In recognition of their inherent disadvantage, fathers have begun offering up the family home as a bargaining chip on the event the mother is ordered to return the children and she elects to accompany them. Doing so eliminates several potentially compelling circumstances and hands a solution to the court. In most cases, ordering the children back to the family home has the potential to accomplish some or all of the following:
- It allows the children to stay in or return to a familiar environment and all of their belongings;
- It cuts back on expenses and increases the cash flow available to the family unit;
- It allows the children the maximum amount of time available with both parents;
- It allows the children to return to or continue in school and to get caught up on what they have missed;
- It prevents an interruption or allows the children to reconnect with their friends and extended family members;
- It allows the children to continue their extracurricular activities;
- It allows legal proceedings to continue through the usual channels so that the best interests of the children can be thoroughly explored and determined;
- It prevents the relocating parent from gaining a tactical advantage that often leads to an unintentionally final determination of the matter.
An offer of the family home is often accompanied by a commitment to financial support and a concession of the primary caregiver designation, which is often the most desirable result. The solution provides the mother with some autonomy and her own space, it maintains the children’s connection to what is familiar and it preserves the children’s bond with their father.

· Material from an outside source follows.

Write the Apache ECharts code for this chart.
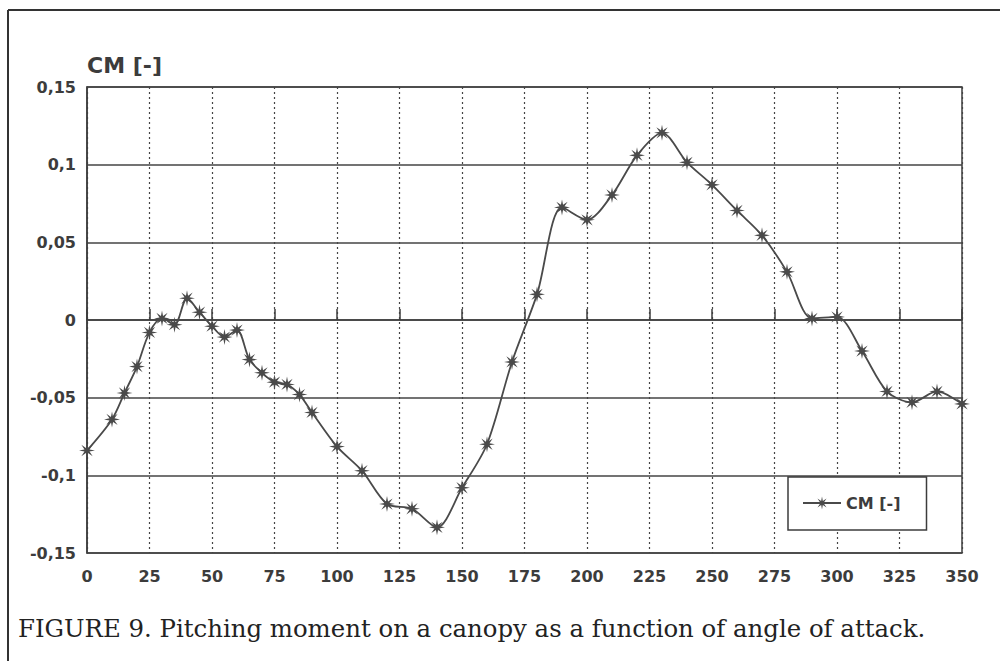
<!DOCTYPE html>
<html>
<head>
<meta charset="utf-8">
<script src="https://cdn.jsdelivr.net/npm/echarts@6/dist/echarts.min.js"></script>
<style>
  html, body { margin: 0; padding: 0; background: #fff; }
  #chart { width: 1000px; height: 661px; }
</style>
</head>
<body>
<div id="chart"></div>
<script>
// angle of attack [deg]
const angles = [0, 10, 15, 20, 25, 30, 35, 40, 45, 50, 55, 60, 65, 70, 75, 80, 85, 90,
  100, 110, 120, 130, 140, 150, 160, 170, 180, 190, 200, 210, 220, 230, 240, 250,
  260, 270, 280, 290, 300, 310, 320, 330, 340, 350];
// pitching moment CM [-]
const cm = [-0.084, -0.064, -0.047, -0.030, -0.008, 0.001, -0.003, 0.014, 0.005, -0.004,
  -0.011, -0.0065, -0.0255, -0.034, -0.040, -0.0415, -0.048, -0.0595,
  -0.0815, -0.097, -0.1185, -0.1215, -0.1335, -0.108, -0.080, -0.027, 0.0165, 0.0725,
  0.0645, 0.0805, 0.106, 0.1205, 0.1015, 0.087, 0.0705, 0.0545, 0.031, 0.001,
  0.002, -0.020, -0.046, -0.053, -0.046, -0.054];

const xTicks = [0, 25, 50, 75, 100, 125, 150, 175, 200, 225, 250, 275, 300, 325, 350];
const yTicks = [-0.15, -0.1, -0.05, 0, 0.05, 0.1, 0.15];
const yTickLabels = ['-0,15', '-0,1', '-0,05', '0', '0,05', '0,1', '0,15'];

const seriesName = 'CM [-]';
const caption = 'FIGURE 9. Pitching moment on a canopy as a function of angle of attack.';

// asterisk marker
function starPath() {
  let d = '';
  for (let i = 0; i < 16; i++) {
    const a = i * Math.PI / 8;
    const r = i % 2 === 0 ? 50 : 17;
    const x = (50 + r * Math.sin(a)).toFixed(2);
    const y = (50 - r * Math.cos(a)).toFixed(2);
    d += (i === 0 ? 'M' : 'L') + x + ' ' + y + ' ';
  }
  return 'path://' + d + 'Z';
}

const ink = '#3c3c3c';
const labelFont = { color: ink, fontFamily: 'DejaVu Sans', fontWeight: 'bold', fontSize: 16 };

const chart = echarts.init(document.getElementById('chart'), null, { renderer: 'svg' });
chart.setOption({
  backgroundColor: '#fff',
  animation: false,
  grid: {
    left: 87, top: 87, right: 38, bottom: 108,
    show: true, borderColor: ink, borderWidth: 1.5
  },
  legend: {
    left: 788, top: 477,
    width: 130,
    padding: [18, 26, 19, 14],
    backgroundColor: '#fff',
    borderColor: ink, borderWidth: 1.5,
    itemWidth: 38, itemHeight: 16,
    textStyle: labelFont,
    data: [seriesName]
  },
  xAxis: {
    type: 'value',
    min: xTicks[0], max: xTicks[xTicks.length - 1], interval: 25,
    axisLine: { show: true, lineStyle: { color: ink, width: 1.5 } },
    axisTick: { show: true, inside: true, length: 11, lineStyle: { color: ink, width: 1.5 } },
    axisLabel: Object.assign({ margin: 15 }, labelFont),
    splitLine: { show: true, lineStyle: { color: '#444', type: [2, 3], width: 1.2 } }
  },
  yAxis: {
    type: 'value',
    min: yTicks[0], max: yTicks[yTicks.length - 1], interval: 0.05,
    name: seriesName,
    nameLocation: 'end',
    nameGap: 22,
    nameTextStyle: {
      color: ink, fontFamily: 'DejaVu Sans', fontWeight: 'bold', fontSize: 22,
      align: 'left', verticalAlign: 'middle'
    },
    axisLine: { show: true, lineStyle: { color: ink, width: 1.5 } },
    axisTick: { show: false },
    axisLabel: Object.assign({
      margin: 11,
      formatter: function (v) {
        const i = yTicks.findIndex(t => Math.abs(t - v) < 1e-9);
        return i >= 0 ? yTickLabels[i] : '';
      }
    }, labelFont),
    splitLine: { show: true, lineStyle: { color: '#444', width: 1.5 } }
  },
  graphic: [
    { type: 'line', shape: { x1: 8, y1: 10, x2: 8, y2: 661 }, style: { stroke: '#333', lineWidth: 2 } },
    { type: 'line', shape: { x1: 8, y1: 10, x2: 1000, y2: 10 }, style: { stroke: '#333', lineWidth: 2 } },
    {
      type: 'text', left: 18, top: 616,
      style: { text: caption, fill: '#222', font: '24.4px "DejaVu Serif"' }
    }
  ],
  series: [{
    name: seriesName,
    type: 'line',
    smooth: 0.3,
    data: angles.map((a, i) => [a, cm[i]]),
    symbol: starPath(),
    symbolSize: 16,
    itemStyle: { color: '#4a4a4a' },
    lineStyle: { color: '#4a4a4a', width: 1.8 },
    clip: false
  }]
});
</script>
</body>
</html>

In both cases A and B, the father offered up this tactical solution. In Case A the Court ordered the mother to return. In Case B, however, the Court ordered that the children would be primarily resident with their mother in the new location. The only significant difference between the two cases that we can identify is a strategic manoeuvre that occurred in Case B: just before Noon on the day before Chambers, the mother filed a succinct affidavit that was not a reply and not required, but which was ultimately admitted into evidence, wherein she deposed she would not return to the family home even if the children were ordered to do so. Her Brief of Law alluded to the existence of some academic discourse about the “catch 22” facing custodial parents wishing to move. The argument was that if the mother agrees to return to the family home, the battle is lost, but if she refuses to return to the family home, she is characterized as acting contrary to the children’s interests. She is caught in a no-win situation.
Apparently, possessing the knowledge that the mother will not under any circumstances return to the children’s habitual residence forces the Court back to its analysis of the children’s best interest. It seems clear that in such a case the Court will make an order that preserves control for the parent who has been in charge of the children’s daily lives. What emerges is that despite previous attempts to limit the number of children moving on an interim basis and to insist that a designation of primary or psychological parent is not determinative, that designation is very likely to trump all else when the Court is presented with such an ultimatum. Notwithstanding the rule in Ofukany, which is clear on its face, the rule may be honoured as much in its breach as in its observance.